Does the lower NOF mean more reinsurance capacity for Indian corporates?
Indirectly, yes. The cut makes an onshore branch economic for specialist and mid-tier reinsurers who were priced out at Rs 5,000 crore. An onshore branch ranks ahead of plain cross-border reinsurers in IRDAI's order of preference, so these entrants can see and write more Indian business. The effect concentrates in lines where domestic capacity has been thin, such as cyber, large liability, and specialty property, and shows up first in better terms rather than lower headline rates.
How is a foreign reinsurer branch different from a GIFT City IFSC office?
A foreign reinsurer branch (FRB) is registered with IRDAI and capitalised onshore in India under IRDAI rules. An IFSC Insurance Office at GIFT City is regulated by IFSCA under a lighter, lower-cost framework. Both rank ahead of offshore cross-border reinsurers in the order of preference, but the regulatory regime, reporting, and onshore obligations differ. The 2025 NOF cut deliberately aligned the FRB capital floor with the level already prevailing for GIFT City vehicles.

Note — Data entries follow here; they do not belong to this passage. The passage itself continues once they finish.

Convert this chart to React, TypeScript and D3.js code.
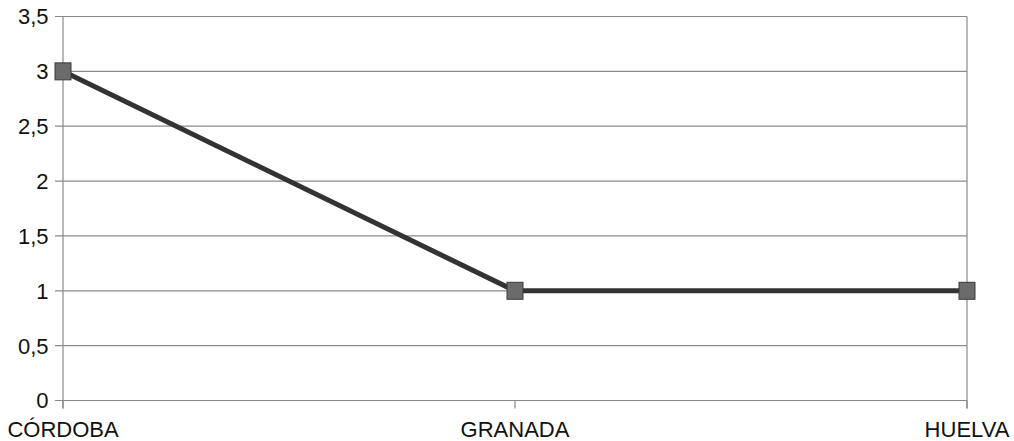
import React from "react";
import * as d3 from "d3";

const categories = ["CÓRDOBA", "GRANADA", "HUELVA"];
const values = [3, 1, 1];
const yTicks = [0, 0.5, 1, 1.5, 2, 2.5, 3, 3.5];
const yTickLabels = ["0", "0,5", "1", "1,5", "2", "2,5", "3", "3,5"];

export default function App() {
  const W = 1014, H = 441;
  const left = 63, right = 967, top = 16.5, bottom = 400.5;
  const x = d3.scalePoint<string>().domain(categories).range([left, right]).padding(0);
  const y = d3.scaleLinear().domain([0, 3.5]).range([bottom, top]);
  const line = d3.line<number>().x((_, i) => x(categories[i])!).y((d) => y(d));
  const font = "'Liberation Sans', Arial, sans-serif";
  return (
    <svg width={W} height={H} style={{ position: "absolute", left: 0, top: 0 }}>
      <rect width={W} height={H} fill="#fff" />
      {yTicks.map((t, i) => (
        <g key={t}>
          <line x1={left - 8} x2={right} y1={y(t)} y2={y(t)} stroke="#8a8a8a" strokeWidth={1.2} />
          <text x={48.5} y={y(t)} dy="0.36em" textAnchor="end" fontFamily={font} fontSize={22} fill="#111">
            {yTickLabels[i]}
          </text>
        </g>
      ))}
      <line x1={left} x2={left} y1={top} y2={bottom + 8} stroke="#8a8a8a" strokeWidth={1.2} />
      <line x1={right} x2={right} y1={top} y2={bottom + 8} stroke="#8a8a8a" strokeWidth={1.2} />
      {categories.map((c) => (
        <g key={c}>
          <line x1={x(c)!} x2={x(c)!} y1={bottom} y2={bottom + 8} stroke="#8a8a8a" strokeWidth={1.2} />
          <text x={x(c)!} y={437} textAnchor="middle" fontFamily={font} fontSize={22} fill="#111">
            {c}
          </text>
        </g>
      ))}
      <path d={line(values) || ""} fill="none" stroke="#333" strokeWidth={5} />
      {values.map((v, i) => (
        <rect key={i} x={x(categories[i])! - 8} y={y(v) - 8.5} width={16} height={17} fill="#6b6b6b" stroke="#3a3a3a" strokeWidth={1} />
      ))}
    </svg>
  );
}
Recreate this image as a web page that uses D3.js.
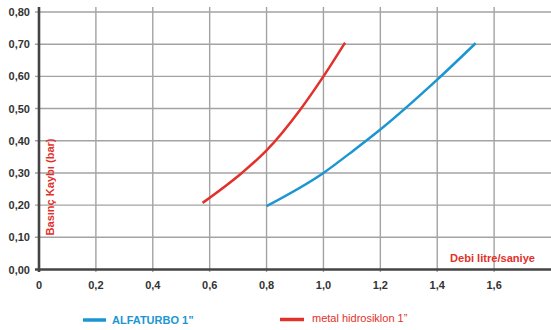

Does this change reduce GIC Re's position in the Indian market?
Not directly, but it adds pressure. GIC Re still receives the obligatory cession, held at 4 percent of sum insured for general insurance policies attaching in FY 2026-27, and retains a strong standing in the order of preference. However, more onshore foreign reinsurer branches mean more competition for voluntary cessions. Separately, IRDAI has floated revisions to the order-of-preference framework that could, over time, soften GIC Re's automatic right of first refusal.
What should brokers do differently because of the lower entry bar?
Treat renewals as genuine market exercises rather than relationship roll-overs. Build a reinsurer register for each programme recording FRB or IFSC status, NOF tier, rating, line appetite, and order-of-preference standing. Use new entrants to introduce competitive tension on profit commissions and event limits, but insist on consistent slip wordings across the panel and weight lines by financial strength. Monitor the credit quality of newer, thinly capitalised reinsurers through the policy period, not just at onboarding.